=== PROBLEM TO WORK ON ===
Return the lines that follow, exactly as they appear, from the first through the one containing "</BarChart>"; no pictures are to be included.

--- DATA PROVIDED ---

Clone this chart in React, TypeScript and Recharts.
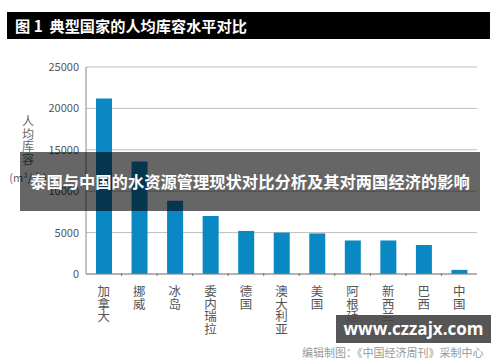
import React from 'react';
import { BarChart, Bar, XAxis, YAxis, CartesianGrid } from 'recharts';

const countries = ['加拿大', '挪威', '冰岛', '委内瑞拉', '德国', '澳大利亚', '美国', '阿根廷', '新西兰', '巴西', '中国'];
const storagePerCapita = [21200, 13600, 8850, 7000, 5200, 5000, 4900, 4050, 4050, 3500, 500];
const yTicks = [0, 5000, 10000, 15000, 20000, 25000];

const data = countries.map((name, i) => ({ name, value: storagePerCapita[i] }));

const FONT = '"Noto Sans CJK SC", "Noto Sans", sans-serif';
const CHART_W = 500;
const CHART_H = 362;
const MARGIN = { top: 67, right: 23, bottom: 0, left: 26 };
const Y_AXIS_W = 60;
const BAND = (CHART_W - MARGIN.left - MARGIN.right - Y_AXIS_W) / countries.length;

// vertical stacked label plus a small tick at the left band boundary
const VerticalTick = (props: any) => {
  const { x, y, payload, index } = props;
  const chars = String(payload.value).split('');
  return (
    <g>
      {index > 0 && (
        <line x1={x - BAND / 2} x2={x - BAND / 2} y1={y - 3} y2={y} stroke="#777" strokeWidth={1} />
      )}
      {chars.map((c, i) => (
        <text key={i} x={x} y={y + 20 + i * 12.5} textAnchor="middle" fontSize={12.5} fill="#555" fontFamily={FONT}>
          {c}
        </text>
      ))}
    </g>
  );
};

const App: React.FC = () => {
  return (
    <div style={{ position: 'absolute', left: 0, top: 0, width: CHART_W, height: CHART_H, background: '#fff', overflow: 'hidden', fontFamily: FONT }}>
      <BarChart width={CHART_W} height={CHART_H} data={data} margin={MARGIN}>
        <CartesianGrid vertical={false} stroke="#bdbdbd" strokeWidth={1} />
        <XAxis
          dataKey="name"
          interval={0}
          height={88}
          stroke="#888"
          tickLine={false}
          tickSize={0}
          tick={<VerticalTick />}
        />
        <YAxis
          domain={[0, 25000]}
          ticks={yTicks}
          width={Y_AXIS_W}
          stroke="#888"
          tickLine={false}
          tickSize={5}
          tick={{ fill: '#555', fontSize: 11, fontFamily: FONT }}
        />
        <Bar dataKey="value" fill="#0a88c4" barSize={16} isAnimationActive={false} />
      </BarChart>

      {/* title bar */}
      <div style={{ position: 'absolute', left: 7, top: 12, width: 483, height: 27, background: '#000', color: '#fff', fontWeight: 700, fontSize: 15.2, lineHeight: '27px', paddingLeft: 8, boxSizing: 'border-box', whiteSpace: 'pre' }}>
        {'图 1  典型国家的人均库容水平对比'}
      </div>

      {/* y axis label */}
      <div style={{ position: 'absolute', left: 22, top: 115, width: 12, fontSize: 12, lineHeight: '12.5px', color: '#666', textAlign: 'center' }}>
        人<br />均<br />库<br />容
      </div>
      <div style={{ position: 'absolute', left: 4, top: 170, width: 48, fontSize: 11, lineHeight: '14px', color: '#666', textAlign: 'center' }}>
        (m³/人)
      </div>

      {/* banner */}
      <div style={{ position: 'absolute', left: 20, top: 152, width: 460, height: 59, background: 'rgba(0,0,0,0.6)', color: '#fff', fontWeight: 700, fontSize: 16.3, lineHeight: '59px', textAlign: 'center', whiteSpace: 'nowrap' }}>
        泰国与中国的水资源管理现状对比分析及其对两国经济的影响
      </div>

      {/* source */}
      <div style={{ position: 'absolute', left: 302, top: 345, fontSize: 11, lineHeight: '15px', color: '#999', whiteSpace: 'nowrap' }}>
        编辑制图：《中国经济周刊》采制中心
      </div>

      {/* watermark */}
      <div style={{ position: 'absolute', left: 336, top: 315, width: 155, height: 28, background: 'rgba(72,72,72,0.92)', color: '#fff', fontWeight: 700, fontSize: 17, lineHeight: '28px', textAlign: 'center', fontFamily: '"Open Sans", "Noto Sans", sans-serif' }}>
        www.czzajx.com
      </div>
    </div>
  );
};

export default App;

---

=== SOLUTION FOR THIS EXERCISE ===
Clone this chart in React, TypeScript and Recharts.
import React from 'react';
import { BarChart, Bar, XAxis, YAxis, CartesianGrid } from 'recharts';

const countries = ['加拿大', '挪威', '冰岛', '委内瑞拉', '德国', '澳大利亚', '美国', '阿根廷', '新西兰', '巴西', '中国'];
const storagePerCapita = [21200, 13600, 8850, 7000, 5200, 5000, 4900, 4050, 4050, 3500, 500];
const yTicks = [0, 5000, 10000, 15000, 20000, 25000];

const data = countries.map((name, i) => ({ name, value: storagePerCapita[i] }));

const FONT = '"Noto Sans CJK SC", "Noto Sans", sans-serif';
const CHART_W = 500;
const CHART_H = 362;
const MARGIN = { top: 67, right: 23, bottom: 0, left: 26 };
const Y_AXIS_W = 60;
const BAND = (CHART_W - MARGIN.left - MARGIN.right - Y_AXIS_W) / countries.length;

// vertical stacked label plus a small tick at the left band boundary
const VerticalTick = (props: any) => {
  const { x, y, payload, index } = props;
  const chars = String(payload.value).split('');
  return (
    <g>
      {index > 0 && (
        <line x1={x - BAND / 2} x2={x - BAND / 2} y1={y - 3} y2={y} stroke="#777" strokeWidth={1} />
      )}
      {chars.map((c, i) => (
        <text key={i} x={x} y={y + 20 + i * 12.5} textAnchor="middle" fontSize={12.5} fill="#555" fontFamily={FONT}>
          {c}
        </text>
      ))}
    </g>
  );
};

const App: React.FC = () => {
  return (
    <div style={{ position: 'absolute', left: 0, top: 0, width: CHART_W, height: CHART_H, background: '#fff', overflow: 'hidden', fontFamily: FONT }}>
      <BarChart width={CHART_W} height={CHART_H} data={data} margin={MARGIN}>
        <CartesianGrid vertical={false} stroke="#bdbdbd" strokeWidth={1} />
        <XAxis
          dataKey="name"
          interval={0}
          height={88}
          stroke="#888"
          tickLine={false}
          tickSize={0}
          tick={<VerticalTick />}
        />
        <YAxis
          domain={[0, 25000]}
          ticks={yTicks}
          width={Y_AXIS_W}
          stroke="#888"
          tickLine={false}
          tickSize={5}
          tick={{ fill: '#555', fontSize: 11, fontFamily: FONT }}
        />
        <Bar dataKey="value" fill="#0a88c4" barSize={16} isAnimationActive={false} />
      </BarChart>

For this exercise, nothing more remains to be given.